Doing a back of the envelope calculation, the number of searches needed to converge on the exact answer (sample size * number of trials) is much higher than a brute force method. However, there is the possible optimization of being able to store the result of a repeated query so you don’t have to do the more expensive search across the pi string.

Going through this exercise, I think going through the trouble of an exact solution is probably easier or similar than trying to estimate using multiple searches.

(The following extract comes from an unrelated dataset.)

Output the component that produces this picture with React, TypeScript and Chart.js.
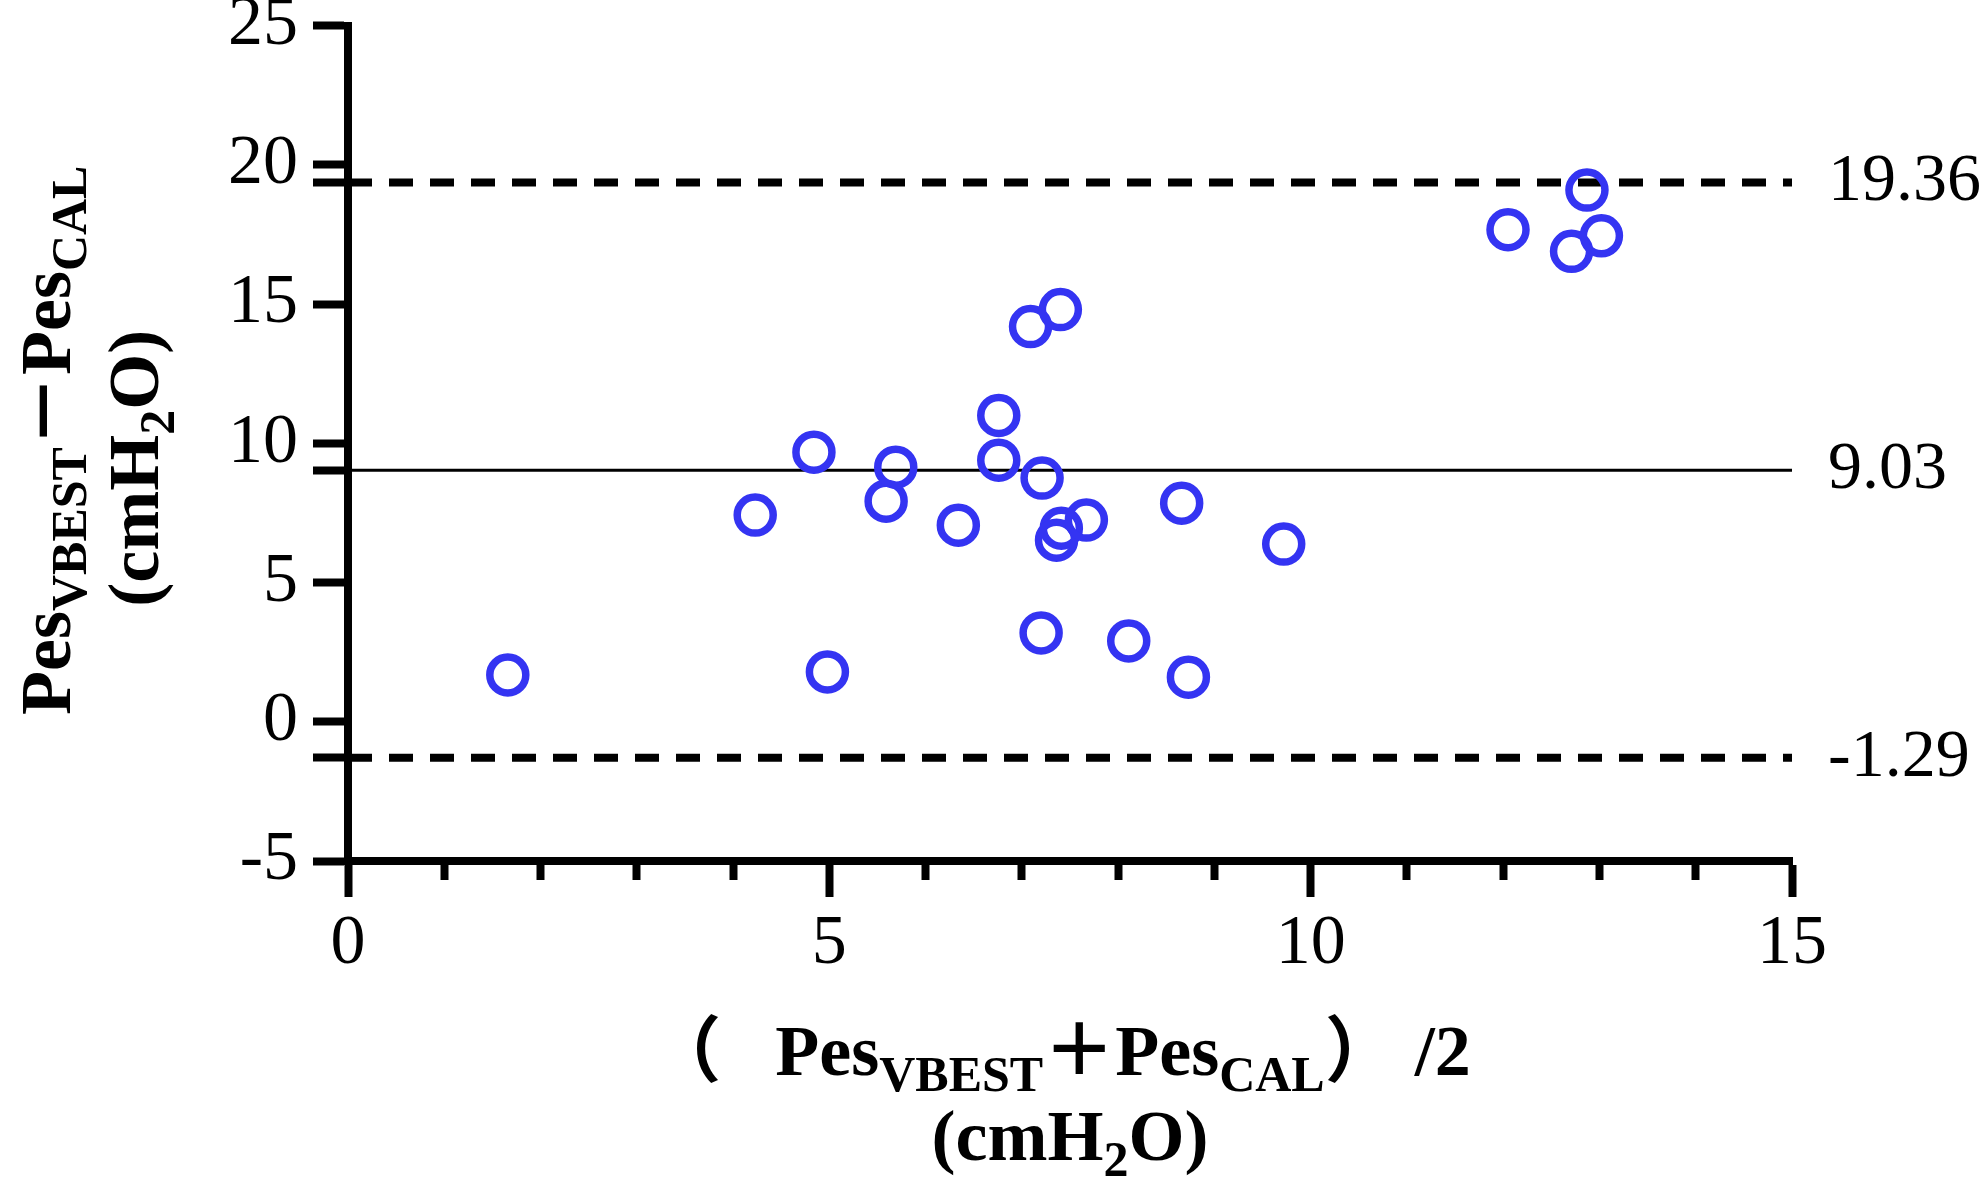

That said, going back to our exact solutions, there is an exponential pattern we can use to estimate pretty quickly how many digits we would need.

n_digit_sequences <- n_digit_sequences |>
  mutate(log_n_digit_sequences = log10(n_digit_sequences))

ggplot(n_digit_sequences, aes(x = n_digit, y = log_n_digit_sequences)) +
  geom_point() +
  geom_smooth(method = "lm")
`geom_smooth()` using formula = 'y ~ x'

model <- lm(log_n_digit_sequences ~ n_digit, data = n_digit_sequences)
summary(model)

Call:
lm(formula = log_n_digit_sequences ~ n_digit, data = n_digit_sequences)

Residuals:
       1        2        3        4 
-0.05078  0.05396  0.04444 -0.04761 

Coefficients:
            Estimate Std. Error t value Pr(>|t|)    
(Intercept)  0.41008    0.08544    4.80 0.040768 *  
n_digit      1.15922    0.03120   37.16 0.000723 ***
---
Signif. codes:  0 '***' 0.001 '**' 0.01 '*' 0.05 '.' 0.1 ' ' 1

Residual standard error: 0.06976 on 2 degrees of freedom
Multiple R-squared:  0.9986,    Adjusted R-squared:  0.9978 
F-statistic:  1381 on 1 and 2 DF,  p-value: 0.0007235

That looks really good. So using the equation

\[ \log(y) = 1.16x + 0.41 \]

we can approximate the number of digits of pi we need to find every single combination of n digits. This should still be tested against digit combinations longer than 4, but I’m happy to say I’ve found a pattern.